- External Affairs Minister S Jaishankar and Defence Minister Rajnath Singh held the third edition of the 2+2 talks with US Secretary of State
Four Fundamental Pacts India-USA
- India and the United States on (October 27) signed the Basic Exchange and Cooperation Agreement (BECA), which, along with the two agreements signed earlier — the Logistics Exchange Memorandum of Agreement (LEMOA) and the Communications Compatibility and Security Agreement (COMCASA) — completes a troika of “foundational pacts” for deep military cooperation between the two countries.
Basic Exchange and Cooperation Agreement (BECA)
- Signed In 2020
- BECA will help India get real-time access to American geospatial intelligence that will enhance the accuracy of automated systems and weapons like missiles and armed drones. Through the sharing of information on maps and satellite images, it will help India access topographical and aeronautical data, and advanced products that will aid in navigation and targeting.
- This could be key to Air Force-to-Air Force cooperation between India and the US. Just as your radio cab (or the GPS in your smartphone) helps you zero in on the path to your destination and helps you reach it quickly and efficiently, BECA will provide Indian military systems with a high-quality GPS to navigate missiles with real-time intelligence to precisely target the adversary.
- Besides the sailing of ships, flying of aircraft, fighting of wars, and location of targets, geospatial intelligence is also critical to the response to natural disasters.
- The signing of BECA flows from the commitment in the joint statement during President Donald Trump’s visit in February this year, when the two sides said they looked forward to an “early conclusion” of BECA.
Communications Compatibility and Security Agreement (COMCASA)
- Signed in 2018
- COMCASA was signed in September 2018, after the first 2+2 dialogue during which then External Affairs Minister Sushma Swaraj and then Defence Minister Nirmala Sitharaman met the visiting Secretary of State Michael R Pompeo and then Secretary of Defence James N Mattis.
- The pact allows the US to provide India with its encrypted communications equipment and systems so that Indian and US military commanders, and the aircraft and ships of the two countries, can communicate through secure networks during times of both peace and war. Again, to take a simple example, it’s like being able to exchange messages or communicate with a friend on WhatsApp, Signal, or Telegram in real time and in a secure manner.
- The signing of COMCASA paved the way for the transfer of communication security equipment from the US to India to facilitate “interoperability” between their forces — and potentially with other militaries that use US-origin systems for secure data links.

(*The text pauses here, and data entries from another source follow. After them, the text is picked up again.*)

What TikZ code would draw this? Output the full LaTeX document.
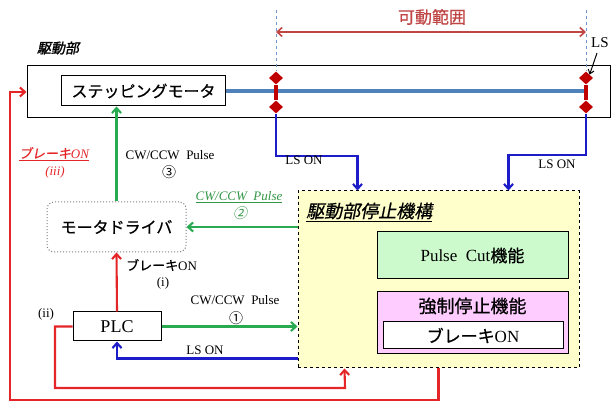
\documentclass[tikz,border=0pt]{standalone}
\usepackage{fontspec}
\setmainfont{Liberation Serif}
\newfontfamily\jp[FakeBold=0.6]{Noto Sans CJK JP}
\newfontfamily\jpn{Noto Sans CJK JP}
\newfontfamily\jpit[FakeSlant=0.2,FakeBold=0.6]{Noto Sans CJK JP}
\newfontfamily\jpnit[FakeSlant=0.2]{Noto Sans CJK JP}
\newfontfamily\jpbi[FakeSlant=0.2,FakeBold=1.5]{Noto Sans CJK JP}
\usetikzlibrary{arrows.meta,shapes.geometric}
\definecolor{cred}{RGB}{228,38,40}
\definecolor{dred}{RGB}{192,0,0}
\definecolor{rred}{RGB}{192,70,70}
\definecolor{cblue}{RGB}{28,28,200}
\definecolor{sblue}{RGB}{79,129,189}
\definecolor{lblue}{RGB}{110,150,200}
\definecolor{cgreen}{RGB}{40,170,80}
\definecolor{tgreen}{RGB}{50,150,70}
\definecolor{yfill}{RGB}{255,255,204}
\definecolor{gfill}{RGB}{204,250,204}
\definecolor{pfill}{RGB}{255,204,255}
\newcommand\fs[1]{\fontsize{#1}{#1}\selectfont}
\begin{document}
\begin{tikzpicture}[x=1pt,y=-1pt,
  tip/.style={-{Straight Barb[length=5pt,width=9pt]}},
  redc/.style={draw=cred,line width=2.1pt,tip},
  bluec/.style={draw=cblue,line width=2.1pt,tip},
  greenc/.style={draw=cgreen,line width=2.1pt,tip},
  box/.style={draw=black,line width=1pt,minimum width=#1,inner sep=0pt},
  ls/.style={diamond,fill=dred,minimum width=14pt,minimum height=13pt,inner sep=0pt},
  lab/.style={font=\fs{13},inner sep=1pt},
  num/.style={font=\jpn\fs{14},inner sep=0pt},
]
\useasboundingbox (0,0) rectangle (611,403);

% drive unit
\node[draw=black,line width=1pt,minimum width=583pt,minimum height=52pt,inner sep=0pt] (drive) at (318.5,92) {};
\node[font=\jpbi\fs{14}] (dtitle) at (58,48) {駆動部};
\node[box=164pt,minimum height=30pt,font=\jp\fs{16}] (motor) at (143.5,91) {ステッピングモータ};

% limit switches
\node[ls] (lsL1) at (276,78) {};
\node[ls] (lsL2) at (276,107) {};
\node[ls] (lsR1) at (586,78) {};
\node[ls] (lsR2) at (586,107) {};
\draw[sblue,line width=3.2pt] (motor.east) -- (motor.east -| lsR1);
\draw[dred,line width=3.2pt] (lsL1) -- (lsL2);
\draw[dred,line width=3.2pt] (lsR1) -- (lsR2);
\coordinate (topL) at (276,10);
\coordinate (topR) at (586,10);
\draw[lblue,dashed,line width=1pt] (topL) -- (lsL1.north);
\draw[lblue,dashed,line width=1pt] (topR) -- (lsR1.north);
\coordinate (rgL) at (276,32);
\coordinate (rgR) at (586,32);
\draw[rred,line width=1.6pt,{Straight Barb[length=5pt,width=9pt]}-{Straight Barb[length=5pt,width=9pt]}] (rgL) -- (rgR);
\node[text=rred,font=\jp\fs{17}] (range) at (432,17) {可動範囲};
\node[anchor=west,font=\fs{15},inner sep=0pt] (lslab) at (591,43) {LS};
\draw[line width=1pt,-{Straight Barb[length=4pt,width=6pt]}] (597,53) -- (lsR1.north east);

% stop mechanism
\node[draw=black,dashed,line width=1pt,fill=yfill,minimum width=281pt,minimum height=177pt,inner sep=0pt] (stop) at (438.5,279.5) {};
\node[anchor=west,font=\jpit\fs{18},inner sep=0pt] (stitle) at (306,212) {\underline{駆動部停止機構}};
\node[box=191pt,minimum height=47pt,fill=gfill,font=\fs{17}] (pcut) at (472.5,255.5) {Pulse\enspace Cut{\jp 機能}};
\node[box=191pt,minimum height=62pt,fill=pfill] (force) at (472.5,323) {};
\node[font=\jp\fs{18}] (ftitle) at (472.5,306) {強制停止機能};
\node[box=180pt,minimum height=27pt,fill=white,font=\fs{17}] (brk) at (473,335.5) {{\jp ブレーキ}ON};

% motor driver and PLC
\node[draw=gray,dotted,line width=1pt,rounded corners=7pt,fill=white,minimum width=139pt,minimum height=50pt,font=\jp\fs{16}] (drv) at (116.5,227) {モータドライバ};
\node[box=88pt,minimum height=29pt,font=\fs{18}] (plc) at (117,326.5) {PLC};

% connectors
\draw[greenc] (drv.north) -- (drv.north |- motor.south);
\draw[greenc] (drv.east -| stop.west) -- (drv.east);
\draw[greenc] (plc.east) -- (plc.east -| stop.west);
\draw[bluec] ([yshift=10pt]stop.south west) -| (plc.south);
\draw[redc] (plc.north) -- (drv.south);
\draw[redc] (plc.west) -- (55,326.5) |- (345,388) -- ([xshift=47pt]stop.south west);
\draw[redc] ([xshift=141pt]stop.south west) |- (10,400) |- (drive.west);
\draw[bluec] (lsL2.south) -- ++(0,42) -| ([xshift=60pt]stop.north west);
\draw[bluec] (lsR2.south) -- ++(0,41) -| ([xshift=211pt]stop.north west);

% labels
\node[lab] (l1) at (304,160) {LS ON};
\node[lab] (l2) at (557,164) {LS ON};
\node[lab] (l3) at (205,350) {LS ON};
\node[lab] (l4) at (170,155) {CW/CCW\enspace Pulse};
\node[num] (n3) at (169,172) {③};
\node[lab,text=tgreen,font=\itshape\fs{13}] (l5) at (239,197) {\underline{CW/CCW\enspace Pulse}};
\node[num,text=tgreen,font=\jpnit\fs{14}] (n2) at (240,213) {②};
\node[lab] (l6) at (235,300) {CW/CCW\enspace Pulse};
\node[num] (n1) at (236,318) {①};
\node[lab,anchor=west] (l7) at (125,265) {{\jp ブレーキ}ON};
\node[lab] (l8) at (163,283) {(i)};
\node[lab] (l9) at (46,314) {(ii)};
\node[lab,text=cred] (l10) at (54,154) {\underline{{\jpit ブレーキ}{\itshape ON}}};
\node[lab,text=cred] (l11) at (55,172) {\itshape (iii)};
\end{tikzpicture}
\end{document}
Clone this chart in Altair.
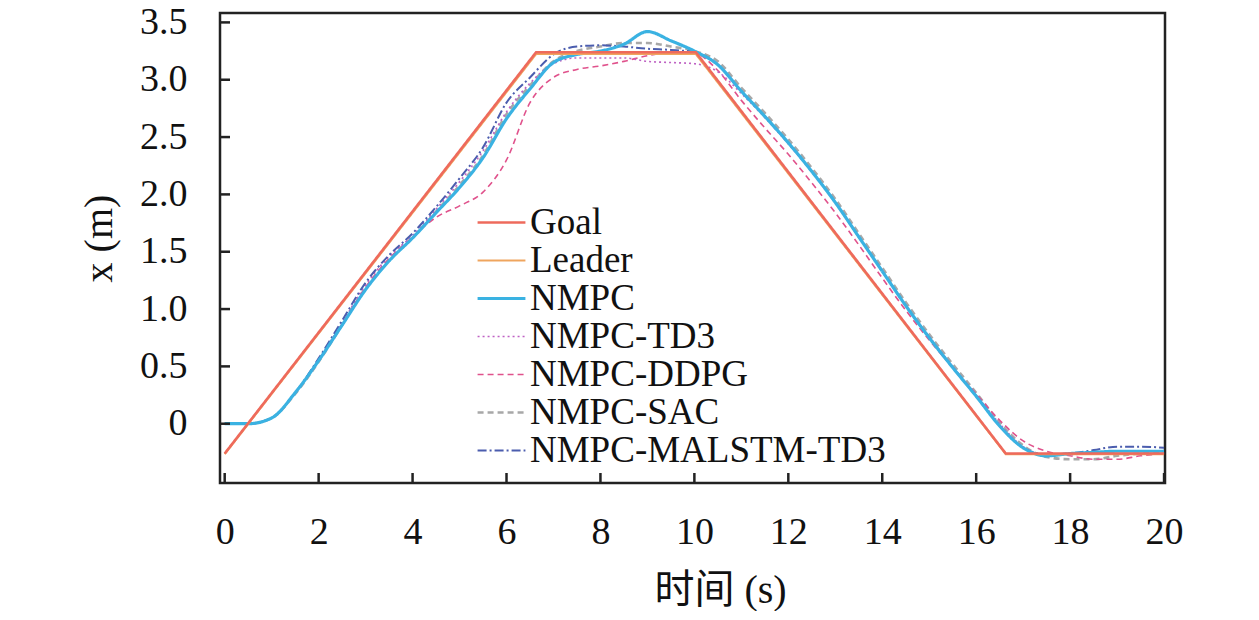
import altair as alt
import pandas as pd

# ---- data ----
series_order = ["Goal", "Leader", "NMPC", "NMPC-TD3", "NMPC-DDPG", "NMPC-SAC", "NMPC-MALSTM-TD3"]
series_colors = ["#EE6A5C", "#EFA55E", "#3AB2E2", "#BF62C4", "#E0528C", "#A8A8A8", "#4B5DAE"]
series_dash = [[1, 0], [1, 0], [1, 0], [2, 3], [6, 4], [6, 4], [9, 3, 2, 3]]
series_width = [2.6, 2.2, 3.2, 1.6, 1.6, 2.6, 2.0]

goal_t = [0, 6.63, 10.03, 16.63, 20]
goal_y = [-0.26, 3.24, 3.24, -0.26, -0.26]
leader_t = [0, 6.63, 10.03, 16.63, 20]
leader_y = [-0.265, 3.225, 3.225, -0.265, -0.265]

follower_t = [0, 0.5, 1, 1.5, 2, 2.5, 3, 3.5, 4, 4.5, 5, 5.5, 6, 6.5, 7, 7.5, 8, 8.5, 9, 9.5,
              10, 10.5, 11, 11.5, 12, 12.5, 13, 13.5, 14, 14.5, 15, 15.5, 16, 16.5, 17, 17.5,
              18, 18.5, 19, 19.5, 20]
nmpc_y = [0.0, 0.0, 0.05, 0.27, 0.55, 0.86, 1.17, 1.42, 1.62, 1.84, 2.06, 2.32, 2.66, 2.92,
          3.15, 3.22, 3.25, 3.31, 3.42, 3.34, 3.25, 3.13, 2.9, 2.68, 2.45, 2.2, 1.93, 1.63,
          1.33, 1.03, 0.75, 0.49, 0.24, -0.02, -0.21, -0.28, -0.26, -0.25, -0.24, -0.24, -0.24]
td3_y = [0.0, 0.0, 0.05, 0.27, 0.56, 0.88, 1.21, 1.46, 1.64, 1.87, 2.11, 2.38, 2.72, 2.97,
         3.14, 3.19, 3.19, 3.19, 3.16, 3.15, 3.14, 3.07, 2.88, 2.67, 2.44, 2.2, 1.93, 1.63,
         1.33, 1.03, 0.76, 0.5, 0.25, 0.0, -0.2, -0.27, -0.27, -0.25, -0.24, -0.24, -0.24]
ddpg_y = [0.0, 0.0, 0.05, 0.27, 0.55, 0.87, 1.19, 1.44, 1.63, 1.8, 1.9, 2.02, 2.3, 2.8,
          3.02, 3.09, 3.12, 3.16, 3.21, 3.235, 3.23, 3.08, 2.82, 2.58, 2.35, 2.1, 1.84, 1.56,
          1.27, 0.99, 0.73, 0.49, 0.26, 0.03, -0.15, -0.24, -0.28, -0.31, -0.31, -0.28, -0.26]
sac_y = [0.0, 0.0, 0.05, 0.26, 0.54, 0.86, 1.18, 1.43, 1.62, 1.85, 2.08, 2.34, 2.7, 2.95,
         3.16, 3.25, 3.29, 3.32, 3.32, 3.29, 3.25, 3.16, 2.93, 2.71, 2.48, 2.23, 1.96, 1.66,
         1.36, 1.06, 0.78, 0.52, 0.27, 0.01, -0.19, -0.29, -0.31, -0.31, -0.28, -0.26, -0.25]
malstm_y = [0.0, 0.0, 0.05, 0.27, 0.57, 0.9, 1.23, 1.47, 1.66, 1.89, 2.14, 2.41, 2.8, 3.02,
            3.22, 3.29, 3.3, 3.29, 3.27, 3.26, 3.24, 3.13, 2.9, 2.68, 2.45, 2.2, 1.93, 1.63,
            1.33, 1.03, 0.75, 0.49, 0.24, -0.02, -0.21, -0.27, -0.26, -0.23, -0.2, -0.2, -0.21]

x_tick_values = [0, 2, 4, 6, 8, 10, 12, 14, 16, 18, 20]
y_tick_values = [0, 0.5, 1.0, 1.5, 2.0, 2.5, 3.0, 3.5]

# ---- tables ----
ref_rows = []
for name, ts, ys in [("Leader", leader_t, leader_y), ("Goal", goal_t, goal_y)]:
    ref_rows += [{"series": name, "t": a, "x": b} for a, b in zip(ts, ys)]
ref_df = pd.DataFrame(ref_rows)

fol_rows = []
for name, ys in [("NMPC-SAC", sac_y), ("NMPC-DDPG", ddpg_y), ("NMPC-TD3", td3_y),
                 ("NMPC-MALSTM-TD3", malstm_y), ("NMPC", nmpc_y)]:
    fol_rows += [{"series": name, "t": a, "x": b} for a, b in zip(follower_t, ys)]
fol_df = pd.DataFrame(fol_rows)

xt_df = pd.DataFrame({"t": x_tick_values})
yt_df = pd.DataFrame({"x": y_tick_values})

FONT = "Liberation Serif, Times New Roman, Noto Sans CJK SC, serif"

xscale = alt.Scale(domain=[-0.1, 20.02], nice=False, zero=False)
yscale = alt.Scale(domain=[-0.517, 3.582], nice=False, zero=False)

legend = alt.Legend(
    title=None, orient="none", legendX=263, legendY=191,
    symbolType="M-1.45,0H1.45", symbolSize=1089, symbolOpacity=1,
    labelFont=FONT, labelFontSize=37, labelColor="#111111", labelOffset=10,
    labelLimit=800, rowPadding=0, padding=0,
)

color = alt.Color("series:N", scale=alt.Scale(domain=series_order, range=series_colors), legend=legend)
dash = alt.StrokeDash("series:N", scale=alt.Scale(domain=series_order, range=series_dash), legend=legend)
width = alt.StrokeWidth("series:N", scale=alt.Scale(type="ordinal", domain=series_order, range=series_width), legend=legend)

x_enc = alt.X("t:Q", scale=xscale, axis=alt.Axis(
    values=x_tick_values, title="时间 (s)", labelPadding=30, format="d", labelFlush=False,
    titleX=500, titleY=119, titleBaseline="alphabetic", titleAlign="center"))
y_enc = alt.Y("x:Q", scale=yscale, axis=alt.Axis(
    values=y_tick_values, title="x (m)", labelPadding=33, labelFlush=False,
    labelExpr="datum.value == 0 ? '0' : format(datum.value, '.1f')",
    titleX=-121, titleY=225, titleAngle=-90, titleAlign="center", titleBaseline="middle"))

followers = alt.Chart(fol_df).mark_line(interpolate="monotone", clip=True).encode(
    x=x_enc, y=y_enc, color=color, strokeDash=dash, strokeWidth=width, detail="series:N")
refs = alt.Chart(ref_df).mark_line(clip=True).encode(
    x=alt.X("t:Q", scale=xscale), y=alt.Y("x:Q", scale=yscale),
    color=color, strokeDash=dash, strokeWidth=width, detail="series:N")

xticks = alt.Chart(xt_df).mark_rule(color="#222222", strokeWidth=2.5).encode(
    x=alt.X("t:Q", scale=xscale), y=alt.value(470), y2=alt.value(460))
yticks = alt.Chart(yt_df).mark_rule(color="#222222", strokeWidth=2.5).encode(
    y=alt.Y("x:Q", scale=yscale), x=alt.value(0), x2=alt.value(10))

chart = alt.layer(followers, refs, xticks, yticks).properties(
    width=945, height=470,
    autosize=alt.AutoSizeParams(type="none"),
    padding={"left": 212, "top": 5, "right": 80, "bottom": 128},
    background="white",
).configure_view(
    stroke="#222222", strokeWidth=2.5
).configure_axis(
    domain=False, ticks=False, tickSize=0, grid=False,
    labelFont=FONT, labelFontSize=38, labelColor="#111111",
    titleFont=FONT, titleFontSize=40, titleFontWeight="normal", titleColor="#111111",
)

chart.save("out.html", embed_options={"renderer": "svg", "actions": False})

Logistics Exchange Memorandum of Agreement (LEMOA)
- Signed in 2016
- LEMOA was the first of the three pacts to be signed in August 2016. LEMOA allows the militaries of the US and India to replenish from each other’s bases, and access supplies, spare parts and services from each other’s land facilities, air bases, and ports, which can then be reimbursed.
- LEMOA is extremely useful for India-US Navy-to-Navy cooperation, since the two countries are cooperating closely in the Indo-Pacific. To put the usefulness of this agreement in simple terms, it is like being able to stop at a friend’s garage or workshop to refuel your car or get it repaired when you are far away from your own home or workshop.
- The critical element that underpins LEMOA is mutual trust. Without trust, no country will be willing to expose its military and strategic assets such as warships to the facilities of another country.
- The signing of LEMOA was in itself an affirmation of the mutual trust between the two militaries, and its application will enhance the trust. It took almost a decade to negotiate LEMOA, and the exercise in a sense bridged the trust deficit between India and the US, and paved the way for the other two foundational pacts.
- While India had indeed provided ad hoc logistics support to the US in the past — such as allowing the refuelling of American aircraft in Bombay during the first Gulf War in 1991, and letting US warships visit Indian ports during the war on terror after 9/11— the signing of LEMOA has institutionalised this process and made it smoother.
General Security of Military Information Agreement (GSOMIA)
- Signed in 2002
- The General Security of Military Information Agreement (GSOMIA) was signed by the Atal Bihari Vajpayee government back in 2002.
- The agreement prescribed security standards and protocols for safeguarding information shared by the Pentagon with India’s defence ministry, as well as by US defence firms with Indian defence public sector undertakings (DPSUs).
- However, GSOMIA did not cover the exchange of classified information with Indian private companies.
- It is a format of dialogue where the defense and foreign ministers or secretaries meet with their counterparts from another country. 2+2 Ministerial is the highest-level institutional mechanism between the two countries.
- India holds such talks with Australia, at the foreign secretary and defense secretary level but with Japan and the US at the ministerial level.
- With the US this was the second 2+2 meeting (Washington), first was held in New Delhi in September 2018.
- The US holds such ministerial dialogues with Australia and Japan also.